Nunnelly also describes newspaper accounts going back to the 1800s that described “giant” skeletal remains, in one instance discovered in a cave and in another instance in an Indian Mound. Early settlers in Allen County had named an area with a number of caves “Monkey Cave Hollow,” because they claimed that there was a race of “monkeys” that lived in caves there, which they claimed to have hunted to extinction over 100 years ago. However, Nunnelly interviewed a witness who described how he and others in a car one night in 1990 got a real close look at a tall creature who looked like a cross between an orangutan and a Neanderthal. He wondered, could some of these early reports of giant skeletal remains and the creatures of “Monkey Cave Hollow” and other locations all across this state have been what today we refer to as Bigfoot?
There are so many detailed accounts in this book, that it's both fascinating and mind-boggling at the same time.
UFOs Over Florida:
Humanoid and Other Strange Encounters
in the Sunshine State
by Albert S. Rosales
2017, 257 pages, Paperback, US $16.95
Reviewed by Brent Raynes
Hundreds of extraordinary UFO accounts can be researched and investigated in the Sunshine State of Florida, and that's exactly what Florida-based author Albert S. Rosales has done here. Listing his cases in chronological order, Rosales begins in Apalachicola, way back in 1818, when several residents of that community reported a 5 foot tall “baboon.” While some may not wish to mix their Greys, Nordics, and other more common UFO-related alien visitor descriptions with Bigfoot-type stories, the jury is still out on this one, and as you'll read in this book UFO “window” locations like Brooksville had their fair share of both UFO and Bigfoot cases, and over the years a number of respected and prominent ufologists like Stan Gordon, John Keel, and Don Worley speculated on a connection.
Being a fairly seasoned student of ufology myself, I recognized a number of the old classics like Brooksville's contactee John Reeves (who I personally met in 1973), the harrowing James Flynn Everglades encounter, the Norman Chastain (met him too) Blount Island incident, and a few more.
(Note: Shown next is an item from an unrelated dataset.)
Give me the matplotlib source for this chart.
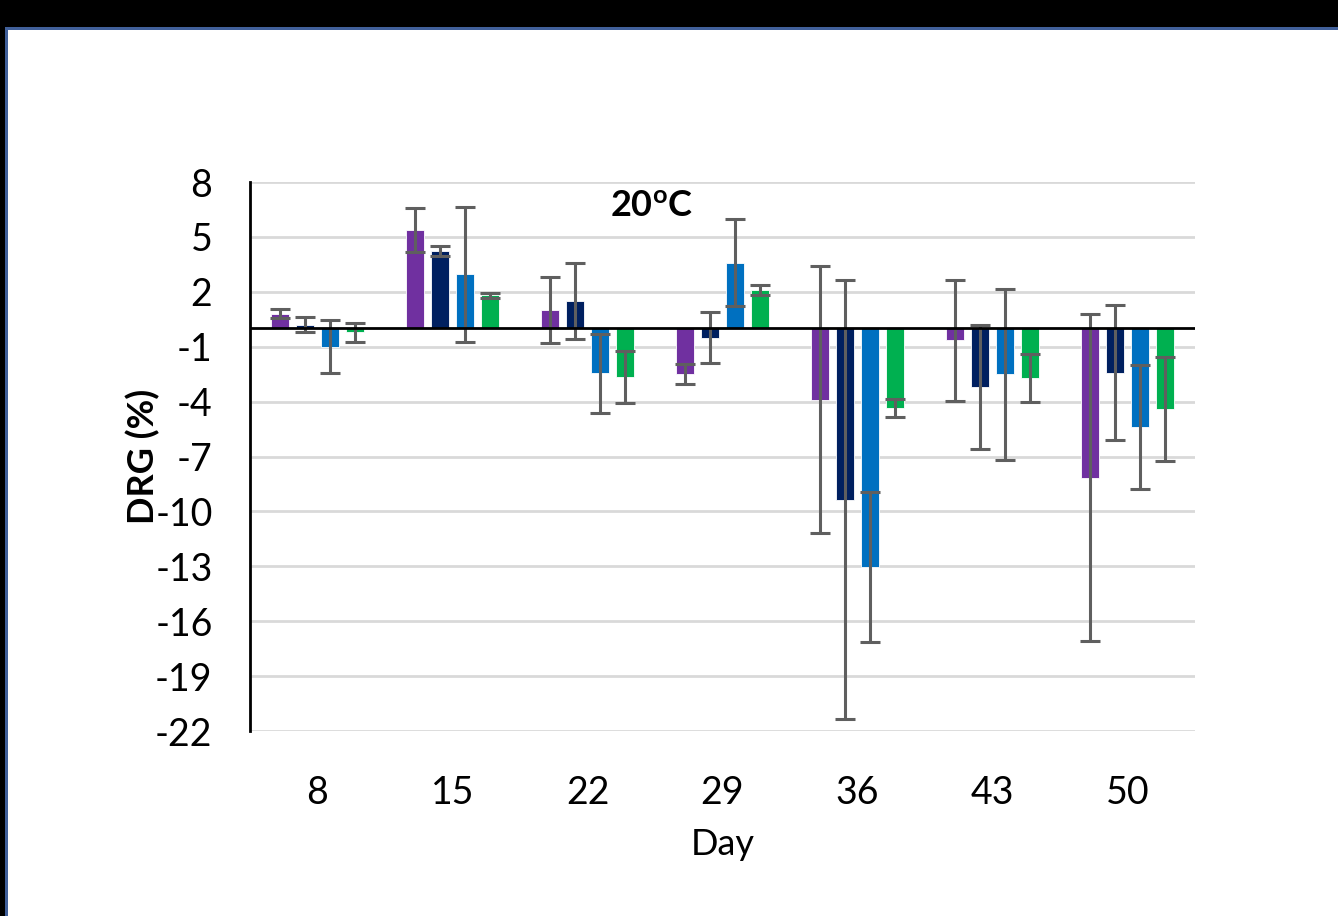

But I was pleased and delighted to read of many (the vast majority really) that I was not familiar with. I was intrigued to read of a number of fascinating 1950s contactee type accounts.
Florida has had it all when it comes to UFO encounters and Mr. Rosales has done an excellent job of documenting and assembling in this book so many of these thought-provoking accounts for us to read and ponder.